It’s an annual trend that the Oscar nominated live action shorts are the weakest picks from the shorts branch. This year proves no different with the animated shorts eclipsing the live ones. The documentaries, meanwhile, fall somewhere in between even if the category is weaker than usual. This year’s Oscar nominated live action shorts are admittedly much better than recent crops. However, it’s genuinely hard to imagine how voters see some of these five films as the strongest the field has to offer. Undoubtedly, though, they’re all promising works from directors who will go on to better things thanks to the spotlight.

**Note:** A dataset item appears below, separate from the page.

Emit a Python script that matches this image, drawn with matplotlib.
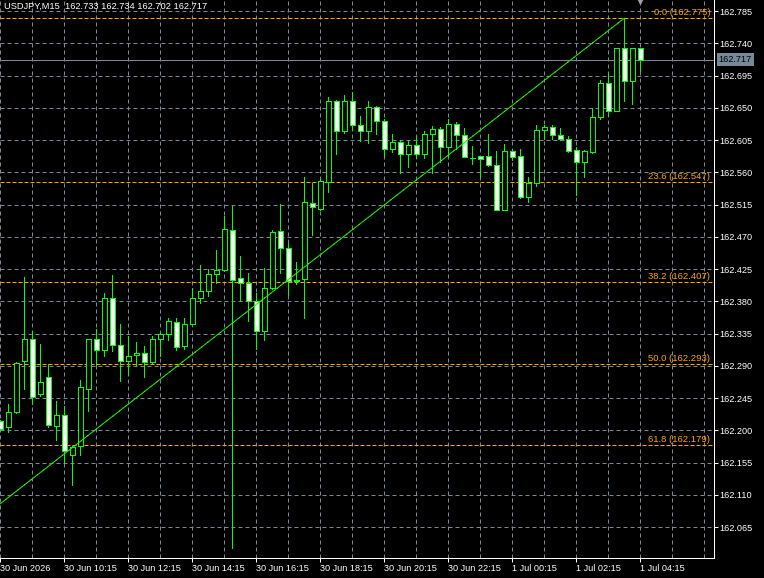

Take, for example, the droll An Irish Goodbye. This fun lark from directors Tom Berkeley and Ross White visits with two estranged brothers saying farewell to their mom. As the brothers prepare to part ways, a decision that will put one under institutional care, they make a discovery. They find their mother’s bucket list. They overcome their rift by checking off goals their mom never made. The boys do yoga together, life paintings, and share a reefer. All the while, their mother’s urn joins the fun. It’s all pretty goofy as the boys squabble and comment upon “fecking this” and “fecking that,” but it’s not exactly The Banshees of Inisherin when it comes to Irish bromance. But if it inspires Oscar voters to check a fecking box for Banshees elsewhere on the ballot, that’s great.
Familiar Flicks
Meanwhile The Red Suitcase is actually quite moving, but I had to do a double take. I swore I saw this exact film among the Oscar nominated live action shorts last year. I stand corrected. It was Ala Kachuu last year, which is not to be confused with Brotherhood from the year before. The “child bride movie” seems to be a favourite among the shorts branch. There’s really nothing wrong with this film: it’s a gripping tale of a young Iranian woman who arrives in Luxembourg on an unwelcome proposal. She removes her headscarf to evade the older man to whom she’s promised, and then makes a run for it. While the film displays firm control from director Cyrus Neshvad, its nomination shows how many Oscar voters are on autopilot. We’ve literally seen this film before—three years running, in fact. It’s good, but nothing groundbreaking.
Likewise, there’s something familiar about Ivalu by Anders Walter, who won the Oscar for the 2014 short Helium. Ivalu nevertheless provides a moving account of grief and loss among the Inuit as a young woman in Greenland confronts the death of her sister. Perhaps the familiarity makes the drama so quietly effective as the young woman yearns for her sister and reflects upon the violence their father inflicted upon her. Striking cinematography and symbolism with ravens let Ivalu grapple with weighty subject matter. Meanwhile, Walter favours a fragmented editing structure that loops the girl’s pain within a cycle of collective loss. Despite the heavy subject matter, the film finds hope as the young girl aches to break the cycle of violence. It’s impossible to fault the execution of this sombrely poetic work.
Best in Show
The Oscar nominated live action shorts lighten the category with Night Ride. This Norwegian short stars Sigrid Kandal Husjord as Ebba, a woman who highjacks a streetcar when she’s tired of waiting in the cold. Husjord has a good handle on the physical comedy required for this story as Ebba fumbles with the controls without giving herself away. As she taxis her fellow Norwegians down the line, she observes a spectrum of human behaviour. Notably, she spots Ariel (Ola Hoemsnes Sandum) in the rearview mirror as passengers harass them. Ebba assumes control of the situation and stands up for them—a TTC driver would never!—and Night Ride becomes a fun show of allyship. Writer/director Eirik Tveiten offers an amiable ride in this minimalist effort. Night Ride uses its single location effectively and finds universal human drama on the transit line.
There’s heart and human to be found in Le pupille as well. Perhaps the most ambitious work of the Oscar nominated live action shorts both artistically and narratively, Le pupille could make a winner out of Italian arthouse favourite Alice Rohrwacher (The Wonders). It could also net Alfonso Cuarón his whopping sixth Oscar after Gravity and Roma. Le pupille offers a delightfully anarchic coming of age story in a boarding school at Christmas. The spirited young actors work marvellously together as the schoolgirls unite in their rebellious quest to bring joy to wartime. The sourpuss nuns who care for them, moreover, create wonderful foils, especially when a well-to-do neighbour (Valeria Bruni Tedeschi) brings the girls an extravagant cake that the nuns want to pledge to Jesus (re: eat themselves). Le pupille finds the right balance of youthful playfulness and emotional maturity in this Yuletide story. It gets my vote.